_Required task_
Determine how many lines of the data below contain "this", then give only that number.
· · · · ·
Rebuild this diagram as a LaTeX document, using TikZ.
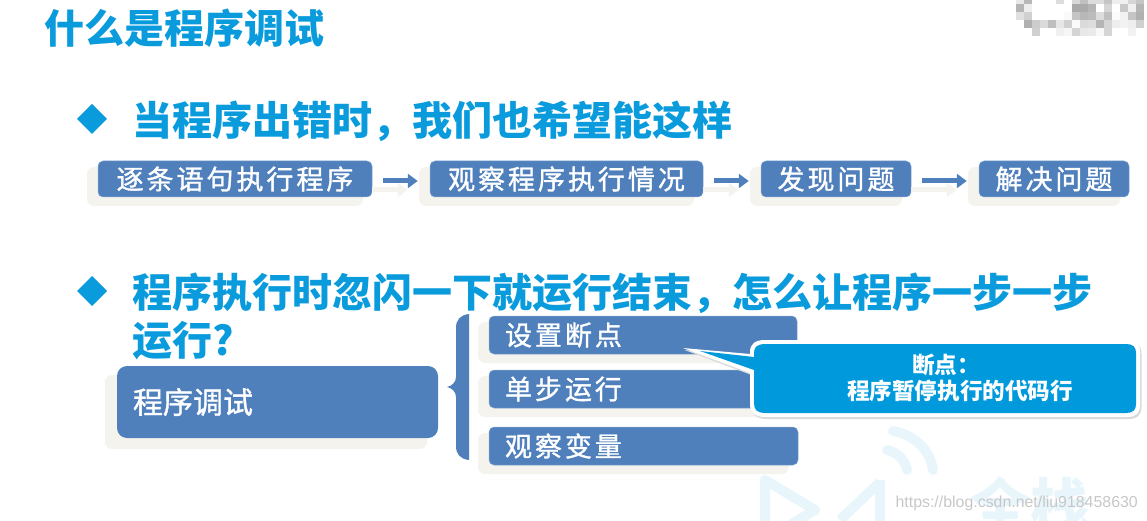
\documentclass[tikz,border=0pt]{standalone}
\usepackage{fontspec}
\setmainfont{Noto Sans CJK SC}
\newfontfamily\spaced[LetterSpace=11,FakeBold=1.2]{Noto Sans CJK SC}
\newfontfamily\boxfont[FakeBold=1.2]{Noto Sans CJK SC}
\newfontfamily\urlfont{Liberation Sans}
\usetikzlibrary{arrows.meta,calc}
\definecolor{headblue}{HTML}{0A9BDD}
\definecolor{boxblue}{HTML}{4F80BC}
\definecolor{shadowbeige}{HTML}{F4F3EE}
\definecolor{callblue}{HTML}{009ADC}
\definecolor{markblue}{HTML}{E8F6FC}
\tikzset{
  x=1pt,y=-1pt,
  heading/.style={anchor=west,inner sep=0,text=headblue,font=\fontsize{40}{40}\selectfont\bfseries},
  bulletmark/.style={fill=headblue},
  stepbox/.style={rounded corners=5pt,fill=boxblue,draw=boxblue!70!white,line width=.5pt,inner sep=0,text=white,font=\spaced\fontsize{27}{27}\selectfont},
  behind/.style={fill=shadowbeige,rounded corners=7pt},
  flow/.style={draw=boxblue,line width=5pt,-{Triangle[length=10pt,width=14pt]},shorten <=11pt,shorten >=12pt},
  flowback/.style={draw=shadowbeige,line width=5pt,-{Triangle[length=10pt,width=14pt]},shorten >=22pt},
  brandmark/.style={draw=markblue,line width=10pt,line cap=round,line join=round},
}
\newcommand{\stepat}[7]{% name x1 y1 x2 y2 options text
  \fill[behind] (#2-11,#3+6) rectangle (#4-9,#5+9);
  \node[stepbox,#6,minimum width=#4-#2,minimum height=#5-#3] (#1) at ({(#2+#4)/2},{(#3+#5)/2}) {#7};
}
\begin{document}
\begin{tikzpicture}
\useasboundingbox (0,0) rectangle (1147,521);
% watermark
\begin{scope}
\clip (0,0) rectangle (1147,521);
\draw[brandmark] (765,480) -- (765,530) (765,480) -- (815,510) -- (765,540);
\draw[brandmark,line cap=butt] (880,480) -- (880,530) (880,482) -- (840,520);
\draw[brandmark] (893,431) .. controls (915,435) and (930,450) .. (933,470);
\draw[brandmark] (887,450) .. controls (897,452) and (905,460) .. (907,470);
\node[inner sep=0,text=markblue,font=\fontsize{60}{60}\selectfont\bfseries] (brand) at (1030,505) {全栈};
\end{scope}
\node[anchor=east,inner sep=0,text=black!22,font=\urlfont\fontsize{15.9}{18}\selectfont] (url) at (1138,503) {https://blog.csdn.net/liu918458630};
% mosaic
\foreach \c/\r/\v in {
 0/0/232,1/0/184,5/0/221,7/0/216,8/0/192,9/0/221,10/0/221,11/0/197,12/0/238,13/0/240,14/0/213,15/0/197,
 0/1/181,1/1/238,7/1/170,8/1/170,9/1/181,11/1/213,13/1/200,14/1/240,15/1/181,
 0/2/224,1/2/208,6/2/250,7/2/197,8/2/184,9/2/188,10/2/221,11/2/192,12/2/251,13/2/242,14/2/197,15/2/176,
 1/3/176,2/3/204,3/3/218,4/3/190,5/3/230,6/3/208,7/3/250,8/3/218,9/3/221,10/3/181,11/3/213,12/3/238,13/3/242,14/3/238,15/3/208,
 2/4/208,5/4/240,6/4/246,7/4/212,8/4/232,9/4/234,10/4/248,11/4/213,14/4/242}{
  \pgfmathsetmacro{\ya}{\r==0?0:4+8*(\r-1)}
  \pgfmathsetmacro{\yb}{4+8*\r}
  \definecolor{cellgray}{RGB}{\v,\v,\v}
  \fill[cellgray] (1016+8*\c,\ya) rectangle (1024+8*\c,\yb);
}
% title and headings
\node[heading] (title) at (44,28) {什么是程序调试};
\fill[bulletmark] (77,119) -- (92,104) -- (107,119) -- (92,134) -- cycle;
\node[heading] (h1) at (132,121) {当程序出错时，我们也希望能这样};
\fill[bulletmark] (77,291) -- (92,276) -- (107,291) -- (92,306) -- cycle;
\node[heading] (h2) at (132,293) {程序执行时忽闪一下就运行结束，怎么让程序一步一步};
\node[heading] (h3) at (132,341) {运行?};
% flow
\stepat{a}{98}{161}{372}{197}{}{逐条语句执行程序}
\stepat{b}{430}{161}{703}{197}{}{观察程序执行情况}
\stepat{c}{761}{161}{911}{197}{}{发现问题}
\stepat{d}{979}{161}{1129}{197}{}{解决问题}
\draw[flowback] ($(a.east)+(0,11)$) -- ($(b.west)+(0,11)$);
\draw[flowback] ($(b.east)+(0,11)$) -- ($(c.west)+(0,11)$);
\draw[flowback] ($(c.east)+(0,11)$) -- ($(d.west)+(0,11)$);
\draw[flow] ($(a.east)+(0,2)$) -- ($(b.west)+(0,2)$);
\draw[flow] ($(b.east)+(0,2)$) -- ($(c.west)+(0,2)$);
\draw[flow] ($(c.east)+(0,2)$) -- ($(d.west)+(0,2)$);
% debug group
\fill[behind] (105,375) rectangle (427,449);
\node[rounded corners=10pt,fill=boxblue,inner sep=0,text=white,align=left,text width=289pt,minimum width=321pt,minimum height=72pt,font=\boxfont\fontsize{30}{30}\selectfont] (main) at (277.5,402) {程序调试};
\fill[boxblue] (469,314) .. controls (460,315) and (456,320) .. (456,328) -- (456,377) .. controls (456,382) and (452,386) .. (447,387) .. controls (452,388) and (456,392) .. (456,397) -- (456,446) .. controls (456,454) and (460,459) .. (469,460) -- cycle;
\stepat{s1}{489}{316}{797}{354}{text width=276pt,align=left}{设置断点}
\stepat{s2}{489}{370}{797}{408}{text width=276pt,align=left}{单步运行}
\stepat{s3}{489}{427}{798}{465}{text width=277pt,align=left}{观察变量}
% callout
\def\callpath{(765,340) -- (1127,340) .. controls (1136,340) and (1140,344) .. (1140,352) -- (1140,405) .. controls (1140,413) and (1136,417) .. (1127,417) -- (765,417) .. controls (755,417) and (750,412) .. (750,404) -- (750,373) -- (683,348) -- (750,354) -- (750,352) .. controls (750,344) and (755,340) .. (765,340) -- cycle}
\begin{scope}[shift={(1.5,2)}]
\fill[black!15] \callpath;
\end{scope}
\fill[white] \callpath;
\fill[callblue] (766,344) -- (1126,344) .. controls (1133,344) and (1136,347) .. (1136,353) -- (1136,404) .. controls (1136,410) and (1133,413) .. (1126,413) -- (766,413) .. controls (757,413) and (754,410) .. (754,403) -- (754,370) -- (700,351) -- (754,357) -- (754,353) .. controls (754,347) and (757,344) .. (766,344) -- cycle;
\node[inner sep=0,text=white,align=center,font=\fontsize{22.6}{26}\selectfont\bfseries] (note) at (960,378) {断点：\hspace*{28pt}\\程序暂停执行的代码行};
\end{tikzpicture}
\end{document}
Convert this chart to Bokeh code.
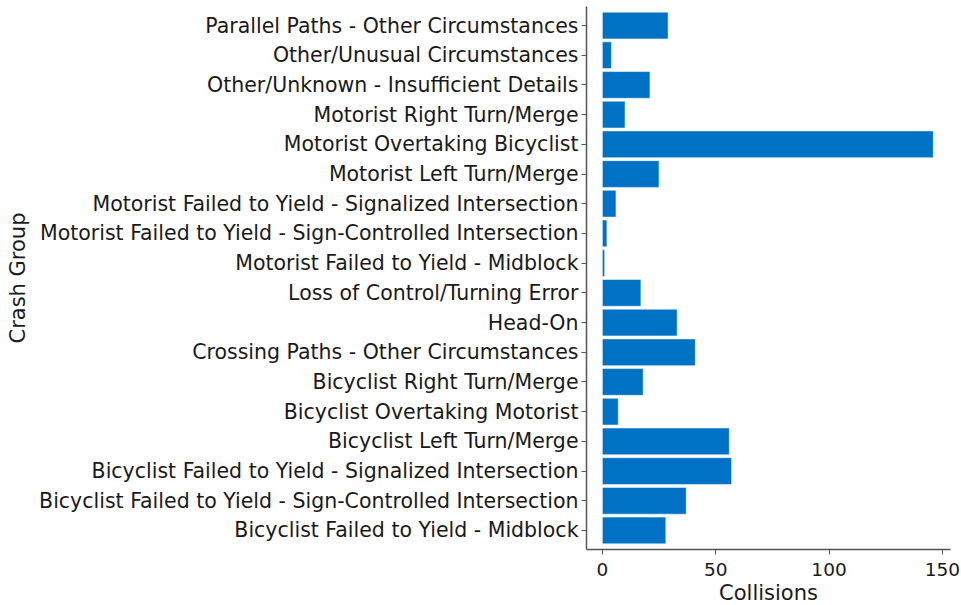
from bokeh.plotting import figure
from bokeh.models import FactorRange, Range1d, ColumnDataSource
from bokeh.embed import file_html
from bokeh.resources import INLINE

categories = [
    "Bicyclist Failed to Yield - Midblock",
    "Bicyclist Failed to Yield - Sign-Controlled Intersection",
    "Bicyclist Failed to Yield - Signalized Intersection",
    "Bicyclist Left Turn/Merge",
    "Bicyclist Overtaking Motorist",
    "Bicyclist Right Turn/Merge",
    "Crossing Paths - Other Circumstances",
    "Head-On",
    "Loss of Control/Turning Error",
    "Motorist Failed to Yield - Midblock",
    "Motorist Failed to Yield - Sign-Controlled Intersection",
    "Motorist Failed to Yield - Signalized Intersection",
    "Motorist Left Turn/Merge",
    "Motorist Overtaking Bicyclist",
    "Motorist Right Turn/Merge",
    "Other/Unknown - Insufficient Details",
    "Other/Unusual Circumstances",
    "Parallel Paths - Other Circumstances",
]
collisions = [28, 37, 57, 56, 7, 18, 41, 33, 17, 1, 2, 6, 25, 146, 10, 21, 4, 29]
x_ticks = [0, 50, 100, 150]

FONT = "DejaVu Sans"
src = ColumnDataSource(data=dict(cat=categories, val=collisions))

p = figure(
    y_range=FactorRange(*categories, range_padding=0.14, range_padding_units="absolute"),
    x_range=Range1d(-7, 153.6),
    frame_width=364, frame_height=543,
    min_border_left=586, min_border_right=11, min_border_top=6, min_border_bottom=0,
    output_backend="svg", toolbar_location=None,
)
p.hbar(y="cat", right="val", left=0, height=0.9, source=src,
       fill_color="#0072C6", line_color="white", line_alpha=0.5, line_width=1)

p.xgrid.visible = False
p.ygrid.visible = False
p.outline_line_color = None
p.background_fill_color = "white"
p.border_fill_color = "white"

p.xaxis.ticker = x_ticks
p.xaxis.axis_label = "Collisions"
p.yaxis.axis_label = "Crash Group"
for ax in (p.xaxis[0], p.yaxis[0]):
    ax.axis_line_color = "#555555"
    ax.axis_line_width = 1.5
    ax.major_tick_line_color = "#555555"
    ax.major_tick_out = 5
    ax.major_tick_in = 0
    ax.minor_tick_line_color = None
    ax.major_label_text_font = FONT
    ax.major_label_text_color = "#1a1a1a"
    ax.axis_label_text_font = FONT
    ax.axis_label_text_font_size = "21px"
    ax.axis_label_text_font_style = "normal"
    ax.axis_label_text_color = "#1a1a1a"
p.yaxis.major_label_text_font_size = "20.5px"
p.xaxis.major_label_text_font_size = "18.5px"
p.xaxis.axis_label_standoff = 2
p.yaxis.axis_label_standoff = 6
p.yaxis.major_label_standoff = 3
p.xaxis.major_label_standoff = 8

open("out.html", "w").write(file_html(p, INLINE))
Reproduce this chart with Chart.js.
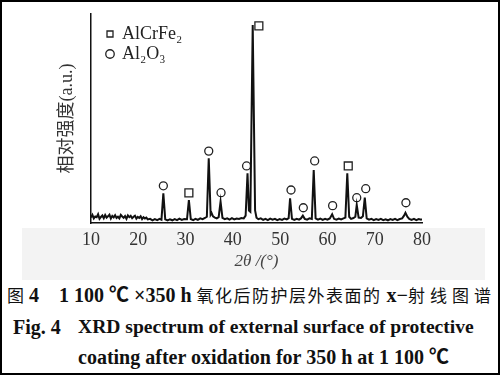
<!DOCTYPE html>
<html>
<head>
<meta charset="utf-8">
<script src="https://cdn.jsdelivr.net/npm/chart.js@4"></script>
<style>
    body { margin: 0; background: #fff; }
    #page { position: relative; width: 500px; height: 375px; overflow: hidden; }
    #shade { position: absolute; left: 22px; top: 228px; width: 463px; height: 52px; background: #f3f3f3; }
    #chart { position: absolute; left: 0; top: 0; }
    #frame { position: absolute; left: 0; top: 0; width: 500px; height: 375px; box-sizing: border-box; border: 2px solid #000; pointer-events: none; }
    .cap { position: absolute; white-space: pre; color: #111; font-family: "Liberation Serif", "Noto Sans CJK SC", serif; font-weight: bold; font-size: 20px; line-height: 22px; }
    .cn { font-family: "Noto Sans CJK SC", sans-serif; font-weight: normal; font-size: 17px; }
</style>
</head>
<body>
<div id="page">
    <div id="shade"></div>
    <canvas id="chart" width="500" height="280"></canvas>
    <div class="cap" style="left:7px; top:284px;"><span class="cn">图</span> 4    1 100 ℃ ×350 h <span class="cn" style="letter-spacing:1.5px">氧化后防护层外表面的</span> x−<span class="cn" style="letter-spacing:5px">射线图谱</span></div>
    <div class="cap" style="left:13px; top:316px;">Fig. 4</div>
    <div class="cap" style="left:78px; top:316px; font-size:19.6px;">XRD spectrum of external surface of protective</div>
    <div class="cap" style="left:78px; top:346px;">coating after oxidation for 350 h at 1 100 ℃</div>
    <div id="frame"></div>
</div>
<script>
    // 2theta (deg) / relative intensity
    const twoTheta = [
        10.0, 10.3, 10.6, 10.9, 11.2, 11.5, 11.8, 12.1, 12.4, 12.7, 13.0, 13.3, 13.6, 13.9, 14.2, 14.5, 14.8,
        15.1, 15.4, 15.7, 16.0, 16.3, 16.6, 16.9, 17.2, 17.5, 17.8, 18.1, 18.4, 18.7, 19.0, 19.3, 19.6, 19.9,
        20.2, 20.5, 20.8, 21.1, 21.4, 21.7, 22.0, 22.5, 23.0, 23.5, 24.0, 24.5, 24.9, 25.3, 25.7, 26.2, 26.7,
        27.2, 27.7, 28.2, 28.7, 29.2, 29.7, 30.3, 30.7, 31.1, 31.6, 32.1, 32.6, 33.1, 33.6, 34.1, 34.5, 34.9,
        35.3, 35.5, 35.8, 36.2, 36.6, 37.0, 37.4, 37.8, 38.3, 38.8, 39.3, 39.8, 40.3, 40.8, 41.3, 41.8, 42.3,
        42.7, 43.1, 43.4, 43.7, 44.2, 44.7, 45.0, 45.4, 45.9, 46.4, 46.9, 47.4, 47.9, 48.4, 48.9, 49.4, 49.9,
        50.4, 50.9, 51.4, 51.8, 52.1, 52.5, 53.0, 53.5, 54.0, 54.4, 54.8, 55.2, 55.7, 56.2, 56.7, 57.1, 57.5,
        58.0, 58.5, 59.0, 59.5, 60.0, 60.5, 61.0, 61.4, 61.9, 62.4, 62.9, 63.4, 63.8, 64.2, 64.6, 65.0, 65.5,
        65.9, 66.2, 66.6, 67.1, 67.5, 67.9, 68.3, 68.8, 69.3, 69.8, 70.3, 70.8, 71.3, 71.8, 72.3, 72.8, 73.3,
        73.8, 74.3, 74.8, 75.3, 75.8, 76.2, 76.5, 76.9, 77.3, 77.8, 78.3, 78.8, 79.3, 79.8, 80.0
    ];
    const intensity = [
        2.6, 3.9, 2.2, 3.1, 2.8, 4.2, 2.0, 2.9, 3.6, 2.3, 3.8, 2.6, 3.2, 4.0, 2.1, 3.4, 2.7,
        3.7, 2.4, 3.0, 2.2, 3.9, 3.1, 2.5, 3.3, 2.0, 3.6, 2.8, 3.4, 2.3, 3.0, 3.5, 2.1, 2.9,
        2.4, 3.2, 1.9, 2.8, 2.2, 2.6, 1.7, 2.0, 1.3, 1.9, 1.4, 2.0, 1.6, 14.2, 1.7, 1.2, 1.8,
        1.3, 1.9, 1.4, 2.1, 1.5, 1.9, 1.8, 11.0, 1.9, 1.4, 2.0, 1.5, 2.2, 1.8, 2.4, 3.0, 31.0,
        4.0, 4.8, 3.2, 2.6, 2.2, 2.8, 10.2, 2.4, 1.8, 2.2, 1.6, 2.3, 1.7, 2.1, 1.9, 2.4, 2.2,
        3.5, 23.8, 6.0, 5.4, 94.7, 6.0, 2.5, 1.8, 2.2, 1.5, 2.0, 1.4, 2.1, 1.6, 2.0, 1.4, 1.9,
        1.5, 2.1, 1.7, 2.3, 11.8, 2.0, 1.5, 2.0, 1.6, 2.2, 3.5, 2.0, 1.6, 2.2, 1.9, 25.4, 2.2,
        1.6, 2.1, 1.5, 2.0, 1.6, 2.2, 4.2, 2.0, 1.6, 2.1, 1.7, 2.2, 2.6, 23.8, 3.0, 2.0, 2.4,
        3.0, 8.6, 2.6, 2.4, 3.2, 12.1, 2.2, 1.6, 2.0, 1.4, 1.9, 1.5, 2.0, 1.4, 1.8, 1.3, 1.9,
        1.5, 2.0, 1.4, 1.9, 2.2, 3.5, 4.9, 3.0, 2.0, 1.5, 2.0, 1.4, 1.9, 1.6, 1.8
    ];

    // phase markers above the peaks
    const alcrfeX = [30.7, 45.5, 64.4];
    const alcrfeY = [14.4, 94.3, 27.3];
    const al2o3X = [25.3, 34.9, 37.5, 42.9, 52.3, 54.9, 57.3, 61.1, 66.2, 68.1, 76.6];
    const al2o3Y = [17.8, 34.4, 14.5, 27.3, 15.8, 7.3, 29.7, 8.3, 12.1, 16.4, 9.7];

    const xTicks = [10, 20, 30, 40, 50, 60, 70, 80];
    const phaseNames = ['AlCrFe₂', 'Al₂O₃'];

    const serif = '"Liberation Serif", "Noto Sans CJK SC", serif';

    const toPoints = (xs, ys) => xs.map((x, i) => ({x: x, y: ys[i]}));

    // put the legend in the upper left corner of the plot
    const legendSpot = {
        id: 'legendSpot',
        afterLayout(chart) {
            chart.legend.left = chart.chartArea.left + 14;
            chart.legend.top = chart.chartArea.top + 9;
        }
    };

    new Chart(document.getElementById('chart'), {
        type: 'scatter',
        data: {
            datasets: [{
                label: 'spectrum',
                data: toPoints(twoTheta, intensity),
                showLine: true,
                borderColor: '#111',
                borderWidth: 2,
                pointRadius: 0,
                tension: 0
            }, {
                label: phaseNames[0],
                data: toPoints(alcrfeX, alcrfeY),
                pointStyle: 'rect',
                pointRadius: 5.6,
                borderColor: '#222',
                backgroundColor: '#fff',
                borderWidth: 1.3
            }, {
                label: phaseNames[1],
                data: toPoints(al2o3X, al2o3Y),
                pointStyle: 'circle',
                pointRadius: 4,
                borderColor: '#222',
                backgroundColor: '#fff',
                borderWidth: 1.3
            }]
        },
        options: {
            responsive: false,
            animation: false,
            layout: {padding: {top: 14, right: 78, bottom: 0, left: 0}},
            plugins: {
                tooltip: {enabled: false},
                legend: {
                    position: 'chartArea',
                    align: 'start',
                    labels: {
                        usePointStyle: true,
                        boxWidth: 6,
                        boxHeight: 6,
                        padding: 2,
                        color: '#222',
                        font: {family: serif, size: 18},
                        filter: (item) => item.datasetIndex > 0
                    }
                }
            },
            scales: {
                x: {
                    type: 'linear',
                    min: 10,
                    max: 80,
                    afterFit: (scale) => { scale.height = 57; },
                    afterBuildTicks: (scale) => { scale.ticks = xTicks.map(v => ({value: v})); },
                    grid: {display: false, drawTicks: false},
                    border: {color: '#111', width: 1.5},
                    ticks: {color: '#333', padding: 6, font: {family: serif, size: 18}},
                    title: {
                        display: true,
                        text: '2θ /(°)',
                        color: '#444',
                        padding: {top: 0, bottom: 8},
                        font: {family: serif, size: 17, style: 'italic'}
                    }
                },
                y: {
                    min: 0,
                    max: 100,
                    afterFit: (scale) => { scale.width = 91; },
                    grid: {display: false, drawTicks: false},
                    border: {color: '#111', width: 1.5},
                    ticks: {display: false},
                    title: {
                        display: true,
                        text: '相对强度(a.u.)',
                        color: '#333',
                        padding: {top: 56, bottom: 0},
                        font: {family: serif, size: 18}
                    }
                }
            }
        },
        plugins: [legendSpot]
    });
</script>
</body>
</html>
· · · · ·
_The result_
3